═══ Dataset excerpt ═══
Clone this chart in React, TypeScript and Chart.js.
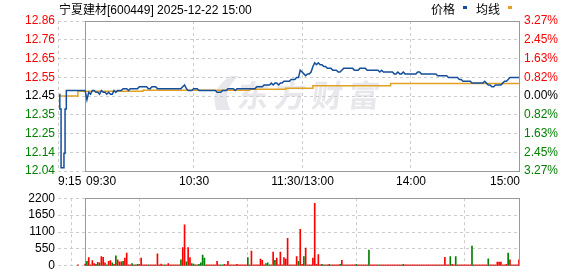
import { useEffect, useRef } from 'react';
import { Chart, registerables } from 'chart.js';

Chart.register(...registerables);

// ---------- text ----------
const stockTitle = '宁夏建材[600449] 2025-12-22 15:00';
const legendLabels = ['价格', '均线'];
const watermarkText = '东方财富';

// ---------- axes ----------
const prevClose = 12.45;
const priceMin = 12.043;
const priceMax = 12.857;
const priceTicks = [12.043, 12.145, 12.246, 12.348, 12.45, 12.552, 12.654, 12.755, 12.857];
const priceTickLabels = ['12.04', '12.14', '12.25', '12.35', '12.45', '12.55', '12.65', '12.76', '12.86'];
const pctTickLabels = ['3.27%', '2.45%', '1.63%', '0.82%', '0.00%', '0.82%', '1.63%', '2.45%', '3.27%'];
const volMax = 2200;
const volTicks = [0, 550, 1100, 1650, 2200];
const volTickLabels = ['0', '550', '1100', '1650', '2200'];
// minutes counted from 9:15
const dayStart = 0;
const sessionStart = 15;
const sessionEnd = 255;
const timeTicks = [0, 15, 75, 135, 195, 255];
const timeLabels = ['9:15', '09:30', '10:30', '11:30/13:00', '14:00', '15:00'];

// ---------- call auction (9:15-9:30) ----------
const auctionMinutes = [0.9, 1.0, 1.7, 3.3, 3.9, 4.6, 15];
const auctionPrices = [12.46, 12.38, 12.06, 12.14, 12.38, 12.48, 12.48];
const auctionVolMinute = 11;
const auctionVolume = 30;
const auctionVolDir = 'r';

// ---------- price per minute, 9:30 .. 15:00 ----------
const priceValues = [
  12.48, 12.43, 12.47, 12.46, 12.48, 12.48, 12.47, 12.47, 12.46, 12.48,
  12.47, 12.47, 12.46, 12.47, 12.46, 12.46, 12.48, 12.47, 12.48, 12.48,
  12.48, 12.49, 12.49, 12.49, 12.48, 12.49, 12.49, 12.49, 12.49, 12.49,
  12.50, 12.50, 12.50, 12.50, 12.50, 12.49, 12.49, 12.50, 12.50, 12.50,
  12.49, 12.49, 12.49, 12.49, 12.49, 12.49, 12.49, 12.49, 12.49, 12.49,
  12.49, 12.49, 12.49, 12.49, 12.50, 12.51, 12.49, 12.48, 12.48, 12.48,
  12.49, 12.49, 12.49, 12.48, 12.48, 12.48, 12.48, 12.48, 12.48, 12.48,
  12.48, 12.48, 12.48, 12.47, 12.47, 12.47, 12.48, 12.48, 12.48, 12.49,
  12.49, 12.49, 12.49, 12.48, 12.49, 12.49, 12.49, 12.49, 12.49, 12.49,
  12.49, 12.49, 12.49, 12.49, 12.49, 12.50, 12.50, 12.50, 12.50, 12.51,
  12.51, 12.51, 12.51, 12.52, 12.51, 12.52, 12.52, 12.51, 12.52, 12.52,
  12.53, 12.53, 12.53, 12.53, 12.54, 12.54, 12.54, 12.55, 12.55, 12.59,
  12.58, 12.57, 12.56, 12.57, 12.57, 12.58, 12.61, 12.63, 12.62, 12.63,
  12.62, 12.62, 12.61, 12.61, 12.60, 12.60, 12.60, 12.59, 12.59, 12.59,
  12.58, 12.58, 12.59, 12.60, 12.60, 12.60, 12.60, 12.60, 12.60, 12.59,
  12.59, 12.59, 12.60, 12.60, 12.60, 12.60, 12.59, 12.59, 12.59, 12.59,
  12.59, 12.59, 12.59, 12.58, 12.59, 12.58, 12.58, 12.58, 12.58, 12.58,
  12.58, 12.57, 12.57, 12.58, 12.57, 12.57, 12.58, 12.57, 12.57, 12.57,
  12.57, 12.57, 12.57, 12.57, 12.58, 12.58, 12.57, 12.57, 12.57, 12.57,
  12.57, 12.57, 12.57, 12.57, 12.57, 12.56, 12.56, 12.56, 12.56, 12.56,
  12.56, 12.55, 12.55, 12.55, 12.55, 12.55, 12.55, 12.54, 12.54, 12.53,
  12.53, 12.53, 12.53, 12.53, 12.52, 12.52, 12.52, 12.52, 12.52, 12.52,
  12.52, 12.53, 12.52, 12.51, 12.51, 12.50, 12.50, 12.51, 12.51, 12.51,
  12.51, 12.52, 12.53, 12.53, 12.54, 12.55, 12.55, 12.55, 12.55, 12.55,
  12.55,
];

// ---------- average price (changes at these minutes) ----------
const avgMinutes = [1, 11, 47, 106, 126, 141, 184, 255];
const avgValues = [12.45, 12.476, 12.481, 12.486, 12.492, 12.505, 12.518, 12.518];

// ---------- volume per minute, 9:30 .. 15:00 ----------
const volumeValues = [
  60, 149, 268, 30, 170, 70, 50, 110, 100, 297,
  277, 99, 30, 149, 170, 99, 50, 327, 198, 129,
  129, 149, 248, 416, 30, 30, 70, 30, 30, 45,
  45, 248, 30, 30, 30, 30, 30, 30, 30, 30,
  386, 30, 60, 30, 30, 30, 70, 30, 30, 30,
  30, 30, 30, 198, 594, 1337, 129, 594, 267, 70,
  60, 30, 30, 45, 100, 347, 248, 30, 30, 30,
  30, 30, 30, 149, 30, 30, 30, 45, 30, 149,
  30, 30, 30, 30, 45, 30, 30, 30, 30, 30,
  267, 30, 475, 30, 30, 30, 30, 218, 178, 30,
  70, 99, 30, 30, 445, 178, 248, 30, 445, 30,
  267, 218, 891, 30, 30, 30, 30, 297, 148, 1188,
  45, 297, 574, 30, 30, 30, 248, 2030, 45, 366,
  30, 45, 30, 30, 30, 45, 30, 30, 30, 30,
  30, 45, 178, 30, 30, 30, 30, 30, 30, 30,
  45, 30, 30, 30, 30, 30, 30, 515, 30, 30,
  30, 30, 30, 30, 30, 30, 30, 30, 30, 30,
  30, 30, 30, 30, 30, 30, 45, 30, 30, 30,
  30, 30, 30, 30, 30, 30, 30, 30, 30, 30,
  30, 30, 30, 30, 30, 30, 30, 30, 30, 277,
  30, 30, 297, 45, 30, 297, 30, 30, 30, 30,
  30, 30, 30, 30, 644, 30, 30, 30, 30, 30,
  30, 30, 30, 228, 30, 30, 30, 30, 119, 119,
  119, 30, 30, 45, 416, 198, 30, 30, 30, 30,
  198,
];
// r = up (red), g = down (green)
const volumeDirs = [
  'rgrrrrgrgr', 'rrgrrgrgrr', 'rgrrrrgrgg', 'rrrrrgrrrr', 'rrrrgrrrrr',
  'rrrgrrgrrg', 'grrggggrrr', 'rrrrrggrrr', 'rrrrrrrrrr', 'grrrrrrrrr',
  'ggrgrgrrrr', 'rrrrrrrrgr', 'rgrrrrrrrr', 'rgrgrrgrrr', 'rgrrrrrrrr',
  'grrrrrrgrr', 'rrgrrrrrrr', 'rrrrrrgrrr', 'rrrrrrrrrr', 'rrrrrrrrrr',
  'rrgrrgrrrr', 'rrrrgrrrrr', 'rrrgrrrrrr', 'rrrrgrrrrr', 'r',
].join('');

// ---------- styles ----------
const BLUE = '#154f9c';
const GOLD = '#e0a125';
const RED = '#ff0000';
const GREEN = '#008000';
const BLACK = '#000000';
const GRID = '#cccccc';
const FRAME = '#999999';
const WATERMARK = '#e8e8ec';
const FONT = '"Liberation Sans", Arial, "Noto Sans CJK SC", sans-serif';
const CJK = '"Noto Sans CJK SC", "Liberation Sans", sans-serif';

const align = (v: number) => Math.round(v - 0.5) + 0.5;

function framePlugin(id: string) {
  return {
    id,
    beforeDatasetsDraw(chart: any) {
      const ctx = chart.ctx;
      const xs = chart.scales.x;
      const { top, bottom } = chart.chartArea;
      const x1 = align(xs.getPixelForValue(sessionStart));
      const x2 = align(xs.getPixelForValue(sessionEnd));
      ctx.save();
      ctx.strokeStyle = FRAME;
      ctx.lineWidth = 1;
      ctx.setLineDash([]);
      ctx.strokeRect(x1, align(top), x2 - x1, align(bottom) - align(top));
      ctx.restore();
    },
  };
}

const priceDecor = {
  id: 'priceDecor',
  beforeDraw(chart: any) {
    const ctx = chart.ctx;
    const { left, right, top, bottom } = chart.chartArea;
    const cx = (left + right) / 2;
    const cy = (top + bottom) / 2;
    ctx.save();
    ctx.fillStyle = WATERMARK;
    // simple logo mark
    ctx.beginPath();
    ctx.moveTo(cx - 72, cy + 14);
    ctx.quadraticCurveTo(cx - 80, cy - 6, cx - 58, cy - 20);
    ctx.lineTo(cx - 50, cy - 20);
    ctx.quadraticCurveTo(cx - 68, cy - 4, cx - 58, cy + 14);
    ctx.closePath();
    ctx.fill();
    ctx.font = 'bold 31px ' + CJK;
    ctx.textBaseline = 'alphabetic';
    ctx.textAlign = 'left';
    const chars = Array.from(watermarkText);
    chars.forEach((c, i) => {
      ctx.save();
      ctx.translate(cx - 52 + i * 37, cy + 11);
      ctx.transform(1, 0, -0.12, 1, 0, 0);
      ctx.fillText(c, 0, 0);
      ctx.restore();
    });
    ctx.restore();
  },
  afterDraw(chart: any) {
    const ctx = chart.ctx;
    const xs = chart.scales.x;
    const { left, bottom } = chart.chartArea;
    ctx.save();
    // title
    ctx.fillStyle = BLACK;
    ctx.font = '12px ' + FONT;
    ctx.textBaseline = 'alphabetic';
    ctx.textAlign = 'left';
    ctx.fillText(stockTitle, left + 1, 14);
    // legend
    const legendColors = [BLUE, GOLD];
    const legendX = [431, 476];
    legendLabels.forEach((lab, i) => {
      ctx.fillStyle = BLACK;
      ctx.font = '12px ' + CJK;
      ctx.fillText(lab, legendX[i], 14);
      const w = ctx.measureText(lab).width;
      ctx.fillStyle = legendColors[i];
      ctx.fillRect(legendX[i] + w + 8, 6, 4, 3);
    });
    // time labels
    ctx.fillStyle = BLACK;
    ctx.font = '12px ' + FONT;
    ctx.textBaseline = 'middle';
    const aligns = ['left', 'left', 'center', 'center', 'center', 'right'];
    timeTicks.forEach((t, i) => {
      const px = xs.getPixelForValue(t);
      ctx.textAlign = aligns[i];
      const dx = aligns[i] === 'left' ? (i === 0 ? 0 : 1) : aligns[i] === 'right' ? 1 : 0.5;
      ctx.fillText(timeLabels[i], px + dx, bottom + 11);
    });
    ctx.restore();
  },
};

const priceTickColor = (c: any) => (c.index > 4 ? RED : c.index === 4 ? BLACK : GREEN);

export default function App() {
  const priceRef = useRef<HTMLCanvasElement>(null);
  const volRef = useRef<HTMLCanvasElement>(null);

  useEffect(() => {
    const setTicks = (vals: number[]) => (s: any) => {
      s.ticks = vals.map((v) => ({ value: v }));
    };
    const xScale = {
      type: 'linear',
      min: dayStart,
      max: sessionEnd,
      offset: false,
      afterBuildTicks: setTicks(timeTicks),
      ticks: { display: false },
      grid: { color: GRID, drawTicks: false, lineWidth: 1 },
      border: { display: false, dash: [3, 3] },
    };

    const priceChart = new Chart(priceRef.current as HTMLCanvasElement, {
      type: 'line',
      data: {
        datasets: [
          {
            label: 'avg',
            data: avgMinutes.map((m, i) => ({ x: m, y: avgValues[i] })),
            borderColor: GOLD,
            borderWidth: 1.5,
            pointRadius: 0,
            stepped: true,
            order: 2,
          },
          {
            label: 'auction',
            data: auctionMinutes.map((m, i) => ({ x: m, y: auctionPrices[i] })),
            borderColor: BLUE,
            borderWidth: 1.5,
            pointRadius: 0,
            stepped: true,
            order: 1,
          },
          {
            label: 'price',
            data: priceValues.map((v, i) => ({ x: sessionStart + i, y: v })),
            borderColor: BLUE,
            borderWidth: 1.5,
            pointRadius: 0,
            tension: 0,
            order: 1,
          },
        ],
      },
      options: {
        responsive: false,
        animation: false,
        events: [],
        layout: { padding: { left: 0, right: 0, top: 21, bottom: 17 } },
        plugins: { legend: { display: false }, tooltip: { enabled: false } },
        scales: {
          x: xScale as any,
          y: {
            position: 'left',
            min: priceMin,
            max: priceMax,
            afterBuildTicks: setTicks(priceTicks),
            afterFit: (s: any) => {
              s.width = 58;
            },
            ticks: {
              autoSkip: false,
              padding: 3,
              color: priceTickColor,
              font: { family: FONT, size: 12 },
              callback: (_v: any, i: number) => priceTickLabels[i],
            },
            grid: { color: GRID, drawTicks: false, lineWidth: 1 },
            border: { display: false, dash: [3, 3] },
          },
          yr: {
            position: 'right',
            min: priceMin,
            max: priceMax,
            afterBuildTicks: setTicks(priceTicks),
            afterFit: (s: any) => {
              s.width = 59;
            },
            ticks: {
              autoSkip: false,
              padding: 5,
              color: priceTickColor,
              font: { family: FONT, size: 12 },
              callback: (_v: any, i: number) => pctTickLabels[i],
            },
            grid: { drawOnChartArea: false, drawTicks: false },
            border: { display: false },
          },
        },
      },
      plugins: [priceDecor, framePlugin('priceFrame')],
    } as any);

    const volData = [
      { x: auctionVolMinute, y: auctionVolume },
      ...volumeValues.map((v, i) => ({ x: sessionStart + i, y: v })),
    ];
    const volColors = (auctionVolDir + volumeDirs).split('').map((c) => (c === 'r' ? RED : GREEN));

    const volChart = new Chart(volRef.current as HTMLCanvasElement, {
      type: 'bar',
      data: {
        datasets: [
          {
            label: 'volume',
            data: volData,
            backgroundColor: volColors,
            borderWidth: 0,
            barThickness: 1,
          },
        ],
      },
      options: {
        responsive: false,
        animation: false,
        events: [],
        layout: { padding: { left: 0, right: 59, top: 8, bottom: 8 } },
        plugins: { legend: { display: false }, tooltip: { enabled: false } },
        scales: {
          x: xScale as any,
          y: {
            position: 'left',
            min: 0,
            max: volMax,
            afterBuildTicks: setTicks(volTicks),
            afterFit: (s: any) => {
              s.width = 58;
            },
            ticks: {
              autoSkip: false,
              padding: 3,
              color: BLACK,
              font: { family: FONT, size: 12 },
              callback: (_v: any, i: number) => volTickLabels[i],
            },
            grid: { color: GRID, drawTicks: false, lineWidth: 1 },
            border: { display: false, dash: [3, 3] },
          },
        },
      },
      plugins: [framePlugin('volFrame')],
    } as any);

    return () => {
      priceChart.destroy();
      volChart.destroy();
    };
  }, []);

  return (
    <div style={{ position: 'absolute', left: 0, top: 0, width: 578, height: 276, background: '#fff' }}>
      <canvas
        ref={priceRef}
        width={578}
        height={188}
        style={{ position: 'absolute', left: 0, top: 0, width: 578, height: 188, display: 'block' }}
      />
      <canvas
        ref={volRef}
        width={578}
        height={88}
        style={{ position: 'absolute', left: 0, top: 188, width: 578, height: 88, display: 'block' }}
      />
    </div>
  );
}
═══
## Request:
Look at the listing and set down only the lines from its start through the line with "const auctionVolDir = 'r';", word for word and without pictures.

## Answer for the task:
Clone this chart in React, TypeScript and Chart.js.
import { useEffect, useRef } from 'react';
import { Chart, registerables } from 'chart.js';

Chart.register(...registerables);

// ---------- text ----------
const stockTitle = '宁夏建材[600449] 2025-12-22 15:00';
const legendLabels = ['价格', '均线'];
const watermarkText = '东方财富';

// ---------- axes ----------
const prevClose = 12.45;
const priceMin = 12.043;
const priceMax = 12.857;
const priceTicks = [12.043, 12.145, 12.246, 12.348, 12.45, 12.552, 12.654, 12.755, 12.857];
const priceTickLabels = ['12.04', '12.14', '12.25', '12.35', '12.45', '12.55', '12.65', '12.76', '12.86'];
const pctTickLabels = ['3.27%', '2.45%', '1.63%', '0.82%', '0.00%', '0.82%', '1.63%', '2.45%', '3.27%'];
const volMax = 2200;
const volTicks = [0, 550, 1100, 1650, 2200];
const volTickLabels = ['0', '550', '1100', '1650', '2200'];
// minutes counted from 9:15
const dayStart = 0;
const sessionStart = 15;
const sessionEnd = 255;
const timeTicks = [0, 15, 75, 135, 195, 255];
const timeLabels = ['9:15', '09:30', '10:30', '11:30/13:00', '14:00', '15:00'];

// ---------- call auction (9:15-9:30) ----------
const auctionMinutes = [0.9, 1.0, 1.7, 3.3, 3.9, 4.6, 15];
const auctionPrices = [12.46, 12.38, 12.06, 12.14, 12.38, 12.48, 12.48];
const auctionVolMinute = 11;
const auctionVolume = 30;
const auctionVolDir = 'r';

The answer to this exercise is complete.